DIRECTION:
Give every line again exactly as it appears, please, but not the pictures.

RAW DATA:
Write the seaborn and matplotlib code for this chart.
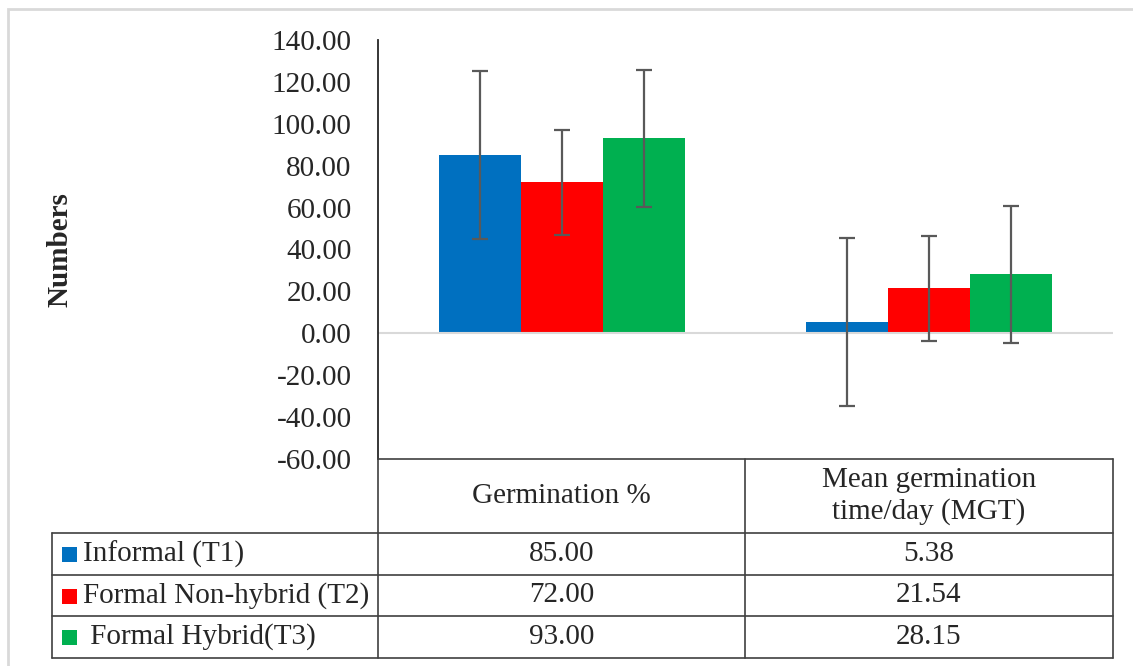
import matplotlib
matplotlib.use("Agg")
import matplotlib.pyplot as plt
import seaborn as sns
import pandas as pd
import numpy as np
from matplotlib.lines import Line2D
from matplotlib.patches import Rectangle

categories = ["Germination %", "Mean germination\ntime/day (MGT)"]
series = ["Informal (T1)", "Formal Non-hybrid (T2)", " Formal Hybrid(T3)"]
informal = [85.00, 5.38]
formal_nonhybrid = [72.00, 21.54]
formal_hybrid = [93.00, 28.15]
errors = [40.0, 25.0, 32.6]
colors = ["#0070C0", "#FF0000", "#00B050"]
yticks = [-60, -40, -20, 0, 20, 40, 60, 80, 100, 120, 140]

values = [informal, formal_nonhybrid, formal_hybrid]
rows = []
for s, vals in zip(series, values):
    for c, v in zip(categories, vals):
        rows.append({"category": c, "series": s, "value": v})
df = pd.DataFrame(rows)

sns.set_theme(style="white")
plt.rcParams["font.family"] = ["Liberation Serif", "DejaVu Serif"]

FS = 21
W, H = 1133, 666
fig = plt.figure(figsize=(W / 100, H / 100), dpi=100)

def fx(px):
    return px / W

def fy(py):
    return 1 - py / H

ax_left, ax_right, ax_top, ax_bottom = 378, 1113, 40, 459
ax = fig.add_axes([fx(ax_left), fy(ax_bottom), fx(ax_right - ax_left), (ax_bottom - ax_top) / H])

sns.barplot(data=df, x="category", y="value", hue="series", palette=colors,
            order=categories, hue_order=series, width=0.67, dodge=True,
            errorbar=None, saturation=1, linewidth=0, legend=False, ax=ax)

# error bars at bar centres
for i, s in enumerate(series):
    cont = ax.containers[i]
    xs = [p.get_x() + p.get_width() / 2 for p in cont]
    ax.errorbar(xs, values[i], yerr=errors[i], fmt="none", ecolor="#595959",
                elinewidth=1.6, capsize=6, capthick=1.6, zorder=5)

ax.axhline(0, color="#D9D9D9", lw=1.5, zorder=1)
ax.set_ylim(-60, 140)
ax.set_xlim(-0.5, 1.5)
ax.set_yticks(yticks)
ax.set_yticklabels([f"{t:.2f}" for t in yticks], fontsize=FS)
ax.tick_params(axis="y", length=0, pad=19)
ax.set_xticks([])
ax.set_xlabel("")
ax.set_ylabel("")
for side in ["top", "right", "bottom"]:
    ax.spines[side].set_visible(False)
ax.spines["left"].set_color("#262626")
ax.spines["left"].set_linewidth(1.3)

fig.text(fx(60), fy(250), "Numbers", rotation=90, ha="center", va="center",
         fontsize=FS, fontweight="bold")

# outer light border
fig.add_artist(Rectangle((fx(8), fy(700)), fx(1200), (700 - 9) / H,
                         transform=fig.transFigure, fill=False,
                         edgecolor="#D9D9D9", lw=2))

# data table
lc = "#404040"
def hline(x0, x1, y):
    fig.add_artist(Line2D([fx(x0), fx(x1)], [fy(y), fy(y)], color=lc, lw=1.2,
                          transform=fig.transFigure))
def vline(x, y0, y1):
    fig.add_artist(Line2D([fx(x), fx(x)], [fy(y0), fy(y1)], color=lc, lw=1.2,
                          transform=fig.transFigure))

row_y = [459, 533, 575, 616, 658]
col_x = [52, 378, 745, 1113]
hline(378, 1113, row_y[0])
for y in row_y[1:]:
    hline(52, 1113, y)
vline(52, row_y[1], row_y[4])
vline(378, row_y[0], row_y[4])
vline(745, row_y[0], row_y[4])
vline(1113, row_y[0], row_y[4])

for j, c in enumerate(categories):
    cx = (col_x[j + 1] + col_x[j + 2]) / 2
    fig.text(fx(cx), fy((row_y[0] + row_y[1]) / 2), c, ha="center", va="center",
             fontsize=FS, linespacing=1.25)

for i, s in enumerate(series):
    cy = (row_y[i + 1] + row_y[i + 2]) / 2
    fig.add_artist(Rectangle((fx(62), fy(cy + 8)), fx(15), 15 / H,
                             transform=fig.transFigure, facecolor=colors[i],
                             edgecolor="none"))
    fig.text(fx(83), fy(cy), s, ha="left", va="center", fontsize=FS)
    for j in range(len(categories)):
        cx = (col_x[j + 1] + col_x[j + 2]) / 2
        fig.text(fx(cx), fy(cy), f"{values[i][j]:.2f}", ha="center", va="center",
                 fontsize=FS)

fig.savefig("out.png", dpi=100, facecolor="white")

WRITTEN ANSWER:
Write the seaborn and matplotlib code for this chart.
import matplotlib
matplotlib.use("Agg")
import matplotlib.pyplot as plt
import seaborn as sns
import pandas as pd
import numpy as np
from matplotlib.lines import Line2D
from matplotlib.patches import Rectangle

categories = ["Germination %", "Mean germination\ntime/day (MGT)"]
series = ["Informal (T1)", "Formal Non-hybrid (T2)", " Formal Hybrid(T3)"]
informal = [85.00, 5.38]
formal_nonhybrid = [72.00, 21.54]
formal_hybrid = [93.00, 28.15]
errors = [40.0, 25.0, 32.6]
colors = ["#0070C0", "#FF0000", "#00B050"]
yticks = [-60, -40, -20, 0, 20, 40, 60, 80, 100, 120, 140]

values = [informal, formal_nonhybrid, formal_hybrid]
rows = []
for s, vals in zip(series, values):
    for c, v in zip(categories, vals):
        rows.append({"category": c, "series": s, "value": v})
df = pd.DataFrame(rows)

sns.set_theme(style="white")
plt.rcParams["font.family"] = ["Liberation Serif", "DejaVu Serif"]

FS = 21
W, H = 1133, 666
fig = plt.figure(figsize=(W / 100, H / 100), dpi=100)

def fx(px):
    return px / W

def fy(py):
    return 1 - py / H

ax_left, ax_right, ax_top, ax_bottom = 378, 1113, 40, 459
ax = fig.add_axes([fx(ax_left), fy(ax_bottom), fx(ax_right - ax_left), (ax_bottom - ax_top) / H])

sns.barplot(data=df, x="category", y="value", hue="series", palette=colors,
            order=categories, hue_order=series, width=0.67, dodge=True,
            errorbar=None, saturation=1, linewidth=0, legend=False, ax=ax)

# error bars at bar centres
for i, s in enumerate(series):
    cont = ax.containers[i]
    xs = [p.get_x() + p.get_width() / 2 for p in cont]
    ax.errorbar(xs, values[i], yerr=errors[i], fmt="none", ecolor="#595959",
                elinewidth=1.6, capsize=6, capthick=1.6, zorder=5)

ax.axhline(0, color="#D9D9D9", lw=1.5, zorder=1)
ax.set_ylim(-60, 140)
ax.set_xlim(-0.5, 1.5)
ax.set_yticks(yticks)
ax.set_yticklabels([f"{t:.2f}" for t in yticks], fontsize=FS)
ax.tick_params(axis="y", length=0, pad=19)
ax.set_xticks([])
ax.set_xlabel("")
ax.set_ylabel("")
for side in ["top", "right", "bottom"]:
    ax.spines[side].set_visible(False)
ax.spines["left"].set_color("#262626")
ax.spines["left"].set_linewidth(1.3)

fig.text(fx(60), fy(250), "Numbers", rotation=90, ha="center", va="center",
         fontsize=FS, fontweight="bold")

# outer light border
fig.add_artist(Rectangle((fx(8), fy(700)), fx(1200), (700 - 9) / H,
                         transform=fig.transFigure, fill=False,
                         edgecolor="#D9D9D9", lw=2))

# data table
lc = "#404040"
def hline(x0, x1, y):
    fig.add_artist(Line2D([fx(x0), fx(x1)], [fy(y), fy(y)], color=lc, lw=1.2,
                          transform=fig.transFigure))
def vline(x, y0, y1):
    fig.add_artist(Line2D([fx(x), fx(x)], [fy(y0), fy(y1)], color=lc, lw=1.2,
                          transform=fig.transFigure))

row_y = [459, 533, 575, 616, 658]
col_x = [52, 378, 745, 1113]
hline(378, 1113, row_y[0])
for y in row_y[1:]:
    hline(52, 1113, y)
vline(52, row_y[1], row_y[4])
vline(378, row_y[0], row_y[4])
vline(745, row_y[0], row_y[4])
vline(1113, row_y[0], row_y[4])

for j, c in enumerate(categories):
    cx = (col_x[j + 1] + col_x[j + 2]) / 2
    fig.text(fx(cx), fy((row_y[0] + row_y[1]) / 2), c, ha="center", va="center",
             fontsize=FS, linespacing=1.25)

for i, s in enumerate(series):
    cy = (row_y[i + 1] + row_y[i + 2]) / 2
    fig.add_artist(Rectangle((fx(62), fy(cy + 8)), fx(15), 15 / H,
                             transform=fig.transFigure, facecolor=colors[i],
                             edgecolor="none"))
    fig.text(fx(83), fy(cy), s, ha="left", va="center", fontsize=FS)
    for j in range(len(categories)):
        cx = (col_x[j + 1] + col_x[j + 2]) / 2
        fig.text(fx(cx), fy(cy), f"{values[i][j]:.2f}", ha="center", va="center",
                 fontsize=FS)

fig.savefig("out.png", dpi=100, facecolor="white")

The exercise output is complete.